_Aim of the task_. Render the material again word for word, skipping the pictures in it.

○ ○ ○ ○ ○

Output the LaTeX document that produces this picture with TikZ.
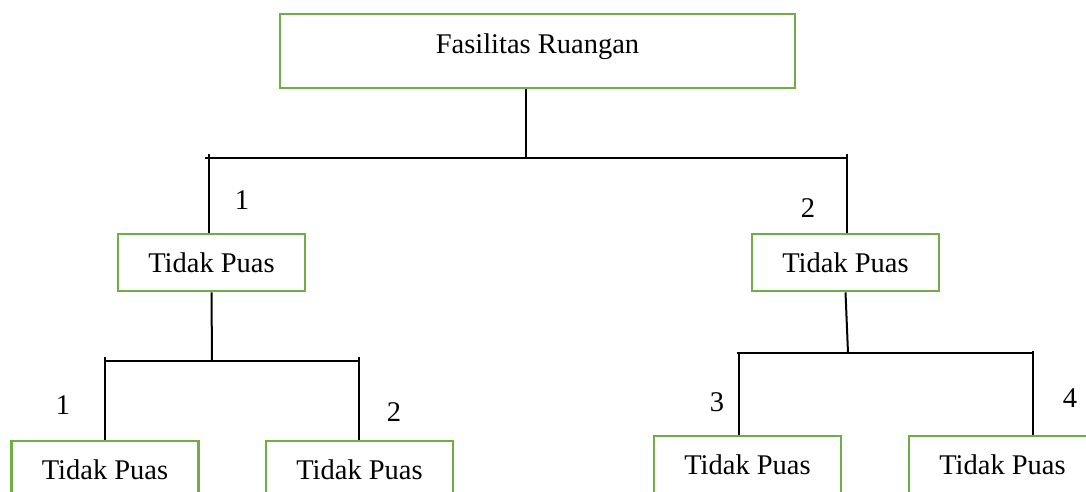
\documentclass[tikz,border=0pt]{standalone}
\usepackage{fontspec}
\setmainfont{Liberation Serif}
\definecolor{boxgreen}{HTML}{70AD47}
\begin{document}
\begin{tikzpicture}[x=1pt,y=-1pt,
  box/.style={draw=boxgreen,line width=2.6pt,minimum width=187pt,minimum height=57pt,
    inner sep=0pt,font=\fontsize{28.5}{34}\selectfont,text height=19.5pt,text depth=0pt},
  wire/.style={draw=black,line width=2pt},
  num/.style={inner sep=0pt,font=\fontsize{28.5}{34}\selectfont,text height=19pt,text depth=0pt}]
\useasboundingbox (0,0) rectangle (1086,492);
\fill[white] (0,0) rectangle (1086,492);
\clip (0,0) rectangle (1086,492);

% boxes
\node[box,minimum width=515pt,minimum height=74pt,text height=20pt,text depth=14pt]
  (root) at (537.5,51) {Fasilitas Ruangan};
\node[box] (a)  at (211.5,262.5) {Tidak Puas};
\node[box] (b)  at (845.5,262.5) {Tidak Puas};
\node[box] (a1) at (105,469.5)   {Tidak Puas};
\node[box] (a2) at (359.5,469.5) {Tidak Puas};
\node[box] (b3) at (747.5,464.5) {Tidak Puas};
\node[box] (b4) at (1002.5,464.5) {Tidak Puas};

% junction points
\coordinate (r)   at (526,158);
\coordinate (rl)  at (205,158);
\coordinate (rr)  at (848,158);
\coordinate (ta)  at (209,154);
\coordinate (tb)  at (847,154);
\coordinate (ja)  at (212,361);
\coordinate (la)  at (104,361);
\coordinate (lb)  at (359,361);
\coordinate (ta1) at (105,357);
\coordinate (ta2) at (359,357);
\coordinate (jb)  at (848,353);
\coordinate (ma)  at (737,353);
\coordinate (mb)  at (1033,353);
\coordinate (tb3) at (739,353);
\coordinate (tb4) at (1033,351);

% first level
\draw[wire] (root.south -| r) -- (r);
\draw[wire] (rl) -- (rr);
\draw[wire] (ta) -- (ta |- a.north);
\draw[wire] (tb) -- (tb |- b.north);

% second level, left
\draw[wire] (a.south) -- (ja);
\draw[wire] (la) -- (lb);
\draw[wire] (ta1) -- (ta1 |- a1.north);
\draw[wire] (ta2) -- (ta2 |- a2.north);

% second level, right
\draw[wire] (b.south) -- (jb);
\draw[wire] (ma) -- (mb);
\draw[wire] (tb3) -- (tb3 |- b3.north);
\draw[wire] (tb4) -- (tb4 |- b4.north);

% branch numbers
\node[num] (n1) at (242,200) {1};
\node[num] (n2) at (808,208) {2};
\node[num] (n3) at (63,405)  {1};
\node[num] (n4) at (394,412) {2};
\node[num] (n5) at (717,402) {3};
\node[num] (n6) at (1070,398) {4};
\end{tikzpicture}
\end{document}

○ ○ ○ ○ ○

_Reply_.
Output the LaTeX document that produces this picture with TikZ.
\documentclass[tikz,border=0pt]{standalone}
\usepackage{fontspec}
\setmainfont{Liberation Serif}
\definecolor{boxgreen}{HTML}{70AD47}
\begin{document}
\begin{tikzpicture}[x=1pt,y=-1pt,
  box/.style={draw=boxgreen,line width=2.6pt,minimum width=187pt,minimum height=57pt,
    inner sep=0pt,font=\fontsize{28.5}{34}\selectfont,text height=19.5pt,text depth=0pt},
  wire/.style={draw=black,line width=2pt},
  num/.style={inner sep=0pt,font=\fontsize{28.5}{34}\selectfont,text height=19pt,text depth=0pt}]
\useasboundingbox (0,0) rectangle (1086,492);
\fill[white] (0,0) rectangle (1086,492);
\clip (0,0) rectangle (1086,492);

% boxes
\node[box,minimum width=515pt,minimum height=74pt,text height=20pt,text depth=14pt]
  (root) at (537.5,51) {Fasilitas Ruangan};
\node[box] (a)  at (211.5,262.5) {Tidak Puas};
\node[box] (b)  at (845.5,262.5) {Tidak Puas};
\node[box] (a1) at (105,469.5)   {Tidak Puas};
\node[box] (a2) at (359.5,469.5) {Tidak Puas};
\node[box] (b3) at (747.5,464.5) {Tidak Puas};
\node[box] (b4) at (1002.5,464.5) {Tidak Puas};

% junction points
\coordinate (r)   at (526,158);
\coordinate (rl)  at (205,158);
\coordinate (rr)  at (848,158);
\coordinate (ta)  at (209,154);
\coordinate (tb)  at (847,154);
\coordinate (ja)  at (212,361);
\coordinate (la)  at (104,361);
\coordinate (lb)  at (359,361);
\coordinate (ta1) at (105,357);
\coordinate (ta2) at (359,357);
\coordinate (jb)  at (848,353);
\coordinate (ma)  at (737,353);
\coordinate (mb)  at (1033,353);
\coordinate (tb3) at (739,353);
\coordinate (tb4) at (1033,351);

% first level
\draw[wire] (root.south -| r) -- (r);
\draw[wire] (rl) -- (rr);
\draw[wire] (ta) -- (ta |- a.north);
\draw[wire] (tb) -- (tb |- b.north);

% second level, left
\draw[wire] (a.south) -- (ja);
\draw[wire] (la) -- (lb);
\draw[wire] (ta1) -- (ta1 |- a1.north);
\draw[wire] (ta2) -- (ta2 |- a2.north);

% second level, right
\draw[wire] (b.south) -- (jb);
\draw[wire] (ma) -- (mb);
\draw[wire] (tb3) -- (tb3 |- b3.north);
\draw[wire] (tb4) -- (tb4 |- b4.north);

% branch numbers
\node[num] (n1) at (242,200) {1};
\node[num] (n2) at (808,208) {2};
\node[num] (n3) at (63,405)  {1};
\node[num] (n4) at (394,412) {2};
\node[num] (n5) at (717,402) {3};
\node[num] (n6) at (1070,398) {4};
\end{tikzpicture}
\end{document}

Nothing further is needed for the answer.